====== Data for the task

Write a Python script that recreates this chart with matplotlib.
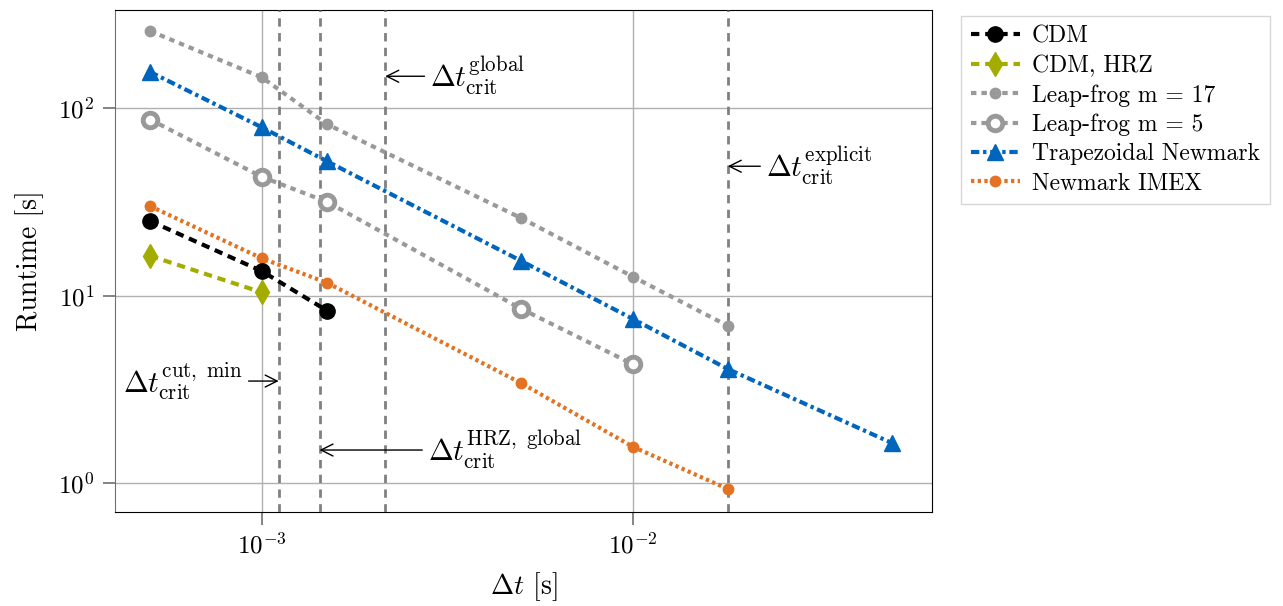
import matplotlib
matplotlib.use('Agg')
import matplotlib.pyplot as plt

plt.rcParams['font.family'] = 'serif'
plt.rcParams['font.serif'] = ['cmr10']
plt.rcParams['mathtext.fontset'] = 'cm'
plt.rcParams['axes.formatter.use_mathtext'] = True

# runtime data
dt_cdm = [5e-4, 1e-3, 1.5e-3]
rt_cdm = [25.0, 13.5, 8.3]
dt_hrz = [5e-4, 1e-3]
rt_hrz = [16.3, 10.4]
dt_lf17 = [5e-4, 1e-3, 1.5e-3, 5e-3, 1e-2, 0.018]
rt_lf17 = [258, 146, 82, 25.9, 12.6, 6.9]
dt_lf5 = [5e-4, 1e-3, 1.5e-3, 5e-3, 1e-2]
rt_lf5 = [87, 43, 31.6, 8.5, 4.3]
dt_trap = [5e-4, 1e-3, 1.5e-3, 5e-3, 1e-2, 0.018, 0.05]
rt_trap = [156, 79, 52, 15.3, 7.5, 4.06, 1.63]
dt_imex = [5e-4, 1e-3, 1.5e-3, 5e-3, 1e-2, 0.018]
rt_imex = [30, 15.8, 11.7, 3.41, 1.56, 0.93]

# critical time steps
dt_cut_min = 1.11e-3
dt_hrz_global = 1.43e-3
dt_global = 2.15e-3
dt_explicit = 0.018

black = 'black'
olive = '#a2ad00'
gray = '#999999'
blue = '#0065bd'
orange = '#e37222'

fig = plt.figure(figsize=(12.83, 6.06), dpi=100)
ax = fig.add_axes([0.0896, 0.155, 0.637, 0.8285])

lw = 3.0
ax.plot(dt_cdm, rt_cdm, color=black, lw=lw, dashes=(2.0, 1.4), marker='o', ms=11, label='CDM', zorder=5)
ax.plot(dt_hrz, rt_hrz, color=olive, lw=lw, dashes=(2.0, 1.4), marker='d', ms=12, label='CDM, HRZ', zorder=5)
ax.plot(dt_lf17, rt_lf17, color=gray, lw=lw, dashes=(1.3, 1.2), marker='o', ms=7.5, label='Leap-frog m = 17', zorder=4)
ax.plot(dt_lf5, rt_lf5, color=gray, lw=lw, dashes=(1.3, 1.2), marker='o', ms=10.5, mfc='white', mec=gray, mew=3.5,
        label='Leap-frog m = 5', zorder=4)
ax.plot(dt_trap, rt_trap, color=blue, lw=lw, dashes=(2.0, 0.9, 0.8, 0.9), marker='^', ms=11.5,
        label='Trapezoidal Newmark', zorder=4)
ax.plot(dt_imex, rt_imex, color=orange, lw=lw, dashes=(0.8, 0.8), marker='o', ms=7.5, label='Newmark IMEX', zorder=4)

for xv in [dt_cut_min, dt_hrz_global, dt_global, dt_explicit]:
    ax.axvline(xv, color='#808080', lw=2, dashes=(3, 2.3), zorder=3)

ax.set_xscale('log')
ax.set_yscale('log')
ax.set_xlim(4.02e-4, 0.064)
ax.set_ylim(0.70, 334)
ax.minorticks_off()
ax.set_xticks([1e-3, 1e-2])
ax.set_yticks([1, 10, 100])
ax.grid(True, color='#b0b0b0', lw=1)
ax.set_axisbelow(True)
ax.spines['left'].set_color('#707070')
ax.tick_params(axis='both', which='major', direction='out', length=9, width=1.2, color='#707070',
               labelsize=18, pad=6)
ax.set_xlabel(r'$\Delta t$ [s]', fontsize=20, labelpad=8)
ax.set_ylabel('Runtime [s]', fontsize=20, labelpad=10)

arrow = dict(arrowstyle='->', color='black', lw=1, shrinkA=2, shrinkB=0)
ax.annotate(r'$\Delta t_{\mathrm{crit}}^{\mathrm{global}}$', xy=(dt_global, 148), xytext=(2.84e-3, 148),
            fontsize=21.5, ha='left', va='center', arrowprops=arrow)
ax.annotate(r'$\Delta t_{\mathrm{crit}}^{\mathrm{explicit}}$', xy=(dt_explicit, 49), xytext=(0.0228, 49),
            fontsize=21.5, ha='left', va='center', arrowprops=arrow)
ax.annotate(r'$\Delta t_{\mathrm{crit}}^{\mathrm{cut,\ min}}$', xy=(dt_cut_min, 3.5), xytext=(8.9e-4, 3.5),
            fontsize=21.5, ha='right', va='center', arrowprops=arrow)
ax.annotate(r'$\Delta t_{\mathrm{crit}}^{\mathrm{HRZ,\ global}}$', xy=(dt_hrz_global, 1.5), xytext=(2.8e-3, 1.5),
            fontsize=21.5, ha='left', va='center', arrowprops=arrow)

leg = fig.legend(loc='upper left', bbox_to_anchor=(0.740, 0.993), fontsize=17, frameon=True,
                 fancybox=False, edgecolor='#cccccc', handlelength=2.1, handletextpad=0.5,
                 borderpad=0.4, labelspacing=0.3)

fig.savefig('out.png', dpi=100)
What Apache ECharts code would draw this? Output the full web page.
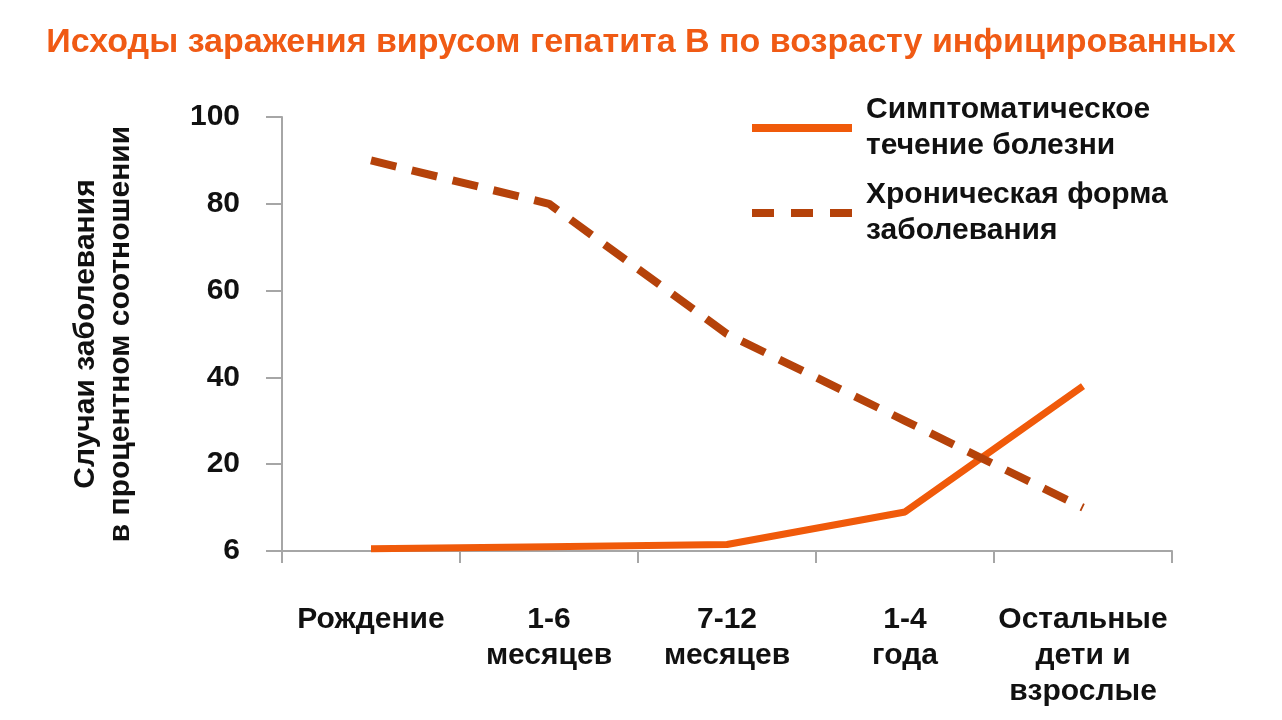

============

Task brief:
Hand back the exact lines from the start of the entries to the line with "ax.axvline(xv, color='#808080', lw=2, dashes=(3, 2.3), zorder=3)", both ends kept and pictures left out.

Solution:
Write a Python script that recreates this chart with matplotlib.
import matplotlib
matplotlib.use('Agg')
import matplotlib.pyplot as plt

plt.rcParams['font.family'] = 'serif'
plt.rcParams['font.serif'] = ['cmr10']
plt.rcParams['mathtext.fontset'] = 'cm'
plt.rcParams['axes.formatter.use_mathtext'] = True

# runtime data
dt_cdm = [5e-4, 1e-3, 1.5e-3]
rt_cdm = [25.0, 13.5, 8.3]
dt_hrz = [5e-4, 1e-3]
rt_hrz = [16.3, 10.4]
dt_lf17 = [5e-4, 1e-3, 1.5e-3, 5e-3, 1e-2, 0.018]
rt_lf17 = [258, 146, 82, 25.9, 12.6, 6.9]
dt_lf5 = [5e-4, 1e-3, 1.5e-3, 5e-3, 1e-2]
rt_lf5 = [87, 43, 31.6, 8.5, 4.3]
dt_trap = [5e-4, 1e-3, 1.5e-3, 5e-3, 1e-2, 0.018, 0.05]
rt_trap = [156, 79, 52, 15.3, 7.5, 4.06, 1.63]
dt_imex = [5e-4, 1e-3, 1.5e-3, 5e-3, 1e-2, 0.018]
rt_imex = [30, 15.8, 11.7, 3.41, 1.56, 0.93]

# critical time steps
dt_cut_min = 1.11e-3
dt_hrz_global = 1.43e-3
dt_global = 2.15e-3
dt_explicit = 0.018

black = 'black'
olive = '#a2ad00'
gray = '#999999'
blue = '#0065bd'
orange = '#e37222'

fig = plt.figure(figsize=(12.83, 6.06), dpi=100)
ax = fig.add_axes([0.0896, 0.155, 0.637, 0.8285])

lw = 3.0
ax.plot(dt_cdm, rt_cdm, color=black, lw=lw, dashes=(2.0, 1.4), marker='o', ms=11, label='CDM', zorder=5)
ax.plot(dt_hrz, rt_hrz, color=olive, lw=lw, dashes=(2.0, 1.4), marker='d', ms=12, label='CDM, HRZ', zorder=5)
ax.plot(dt_lf17, rt_lf17, color=gray, lw=lw, dashes=(1.3, 1.2), marker='o', ms=7.5, label='Leap-frog m = 17', zorder=4)
ax.plot(dt_lf5, rt_lf5, color=gray, lw=lw, dashes=(1.3, 1.2), marker='o', ms=10.5, mfc='white', mec=gray, mew=3.5,
        label='Leap-frog m = 5', zorder=4)
ax.plot(dt_trap, rt_trap, color=blue, lw=lw, dashes=(2.0, 0.9, 0.8, 0.9), marker='^', ms=11.5,
        label='Trapezoidal Newmark', zorder=4)
ax.plot(dt_imex, rt_imex, color=orange, lw=lw, dashes=(0.8, 0.8), marker='o', ms=7.5, label='Newmark IMEX', zorder=4)

for xv in [dt_cut_min, dt_hrz_global, dt_global, dt_explicit]:
    ax.axvline(xv, color='#808080', lw=2, dashes=(3, 2.3), zorder=3)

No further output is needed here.